In this view, suddenly third-partyism of a kind–we might call it instead a rejection of the existing political oligarchy–is not an oddball sideshow or a kind of strange distortion produced by unusual people, but a persistent faction of voters endlessly searching for figureheads who can express their alienation with the usual system. What’s interesting too is that they’re always disappointed: it turns out that amateurs are, well, amateurish, in particular at dealing with legislative and judicial authority. So sometimes you get the sequel of a highly skilled and imaginative insider like Jerry Brown (once an outsider in rhetoric if not in fact!) stepping in to clean up the amateur outsider’s mess.
But the lesson might really be that there’s also a fissure that a person who was both insider and outsider could really punch through–that someone who understood how the political system works and yet who also understood why it is failing–could punch through and make a strong majority feel satisfied. Brown is very nearly there; if you want to go back, I’d argue LaGuardia did it too.
We’d better hope it’s possible–and that someone steps forward from a progressive vector who sees that, not just for President but across the country. Because otherwise I think the desire will remain, and keep seeking and seeking. It cannot be overcome simply through a caretaker who keeps the lights on and the ordinary mechanisms churning.

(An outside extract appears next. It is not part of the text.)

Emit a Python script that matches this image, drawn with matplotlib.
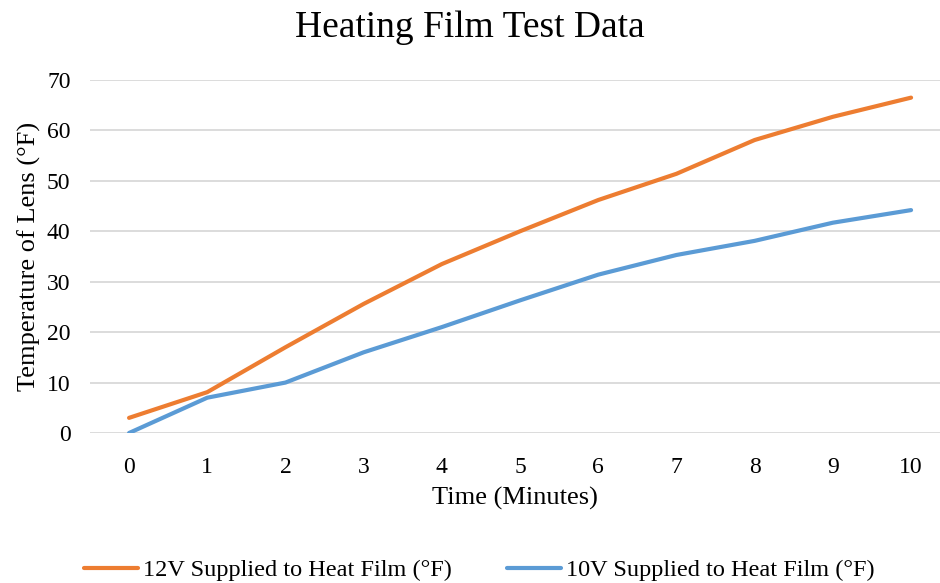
import numpy as np
import matplotlib.pyplot as plt

plt.rcParams['font.family'] = ['Liberation Serif', 'DejaVu Serif']

minutes = [0, 1, 2, 3, 4, 5, 6, 7, 8, 9, 10]
temp_12v = [3.0, 8.1, 17.0, 25.6, 33.5, 40.0, 46.2, 51.4, 58.1, 62.7, 66.5]
temp_10v = [0.0, 7.0, 10.0, 16.0, 21.0, 26.3, 31.4, 35.3, 38.1, 41.7, 44.2]

label_12v = "12V Supplied to Heat Film (°F)"
label_10v = "10V Supplied to Heat Film (°F)"

fig = plt.figure(figsize=(9.4, 5.83), dpi=100)
ax = fig.add_axes([0.0957, 0.2573, 0.9043, 0.6055])

ax.plot(minutes, temp_12v, color='#ED7D31', linewidth=3, label=label_12v, solid_capstyle='round')
ax.plot(minutes, temp_10v, color='#5B9BD5', linewidth=3, label=label_10v, solid_capstyle='round')

ax.set_xlim(-0.5, 10.37)
ax.set_ylim(0, 70)
ax.set_xticks(minutes)
ax.set_yticks(np.arange(0, 71, 10))
ax.grid(axis='y', color='#d9d9d9', linewidth=1.3)
ax.set_axisbelow(True)
for s in ax.spines.values():
    s.set_visible(False)
ax.tick_params(length=0, labelsize=17)
ax.tick_params(axis='x', pad=17)
ax.tick_params(axis='y', pad=14)

ax.set_xlabel("Time (Minutes)", fontsize=19, labelpad=7)
ax.set_ylabel("Temperature of Lens (°F)", fontsize=19, labelpad=4)
fig.text(0.5, 0.952, "Heating Film Test Data", fontsize=27, ha='center', va='center')

fig.legend(loc='center', bbox_to_anchor=(0.51, 0.022), ncol=2, frameon=False,
           fontsize=17.5, handlelength=2.2, handletextpad=0.2, columnspacing=2.3)

plt.savefig("out.png", dpi=100)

Not that this is not a personal endorsement of voting third party, which in fact I’ve never personally done, though I have at times registered as an independent. I wouldn’t have ever voted for Stein or Nader, for example, because before we get into anything about the impact of that vote, I’d just personally say that I wouldn’t want either of them to be the leader of anything that mattered to me. But it is to say that trying to beat the *desire* for something new by yelling at people about how they must must must show fidelity to the old until the present crisis is past seems equally foolish, a progressive version of saying that it’s orange alert for terrorism and you have to write a blank check to the security state until we’ve won the battle against the endless insurgencies.
This is not a momentary impulse: it’s a fairly powerful current in postwar American history, gaining force decade by decade. The people we want as leaders and representatives will be the ones who see that motion, are properly fearful of its terrifying dark potential (or less potential and more reality at this awful moment) and manage to re-channel those currents in constructive directions.
I for one find it a saddening and terrifying impulse. To me, it speaks to fundamental failures of our democracy – failure to represent, failure to achieve political legitimacy. These are essential qualities. Honestly, I think that college professors maybe have more work to do than politicians, because I think a fundamental problem is the hegemony of certain prestigious institutions of higher education and they way that they demand Americans from other backgrounds assimilate into their culture to gain access to political power and economic security. Placing the technical expertise of government in the hands of a single culture is simply unacceptable in a democracy.
I think basically that is right, though I don’t think it is as specific as the prestige hierarchies of academia. Meaning, technocratic political influence derives from a number of sources and isn’t just a product of a narrow band of elite institutions.
But essentially, this is why I think the Democrats in particular but also most Republicans can’t figure out how to respond to this crisis, much as the establishment parties in the UK and France and elsewhere cannot–because in order to respond, they have to understand what’s wrong, and that takes some degree of introspection as well as seeing what’s going on out there.
I know Ross Perot. He is not like Donald Trump at all. He was not like Bill Clinton or George H. W. Bush. He is a better human being than Clinton, and he would have been a stronger and better president than George W. Bush. If he had won, America would have been a better place–at least for a little while.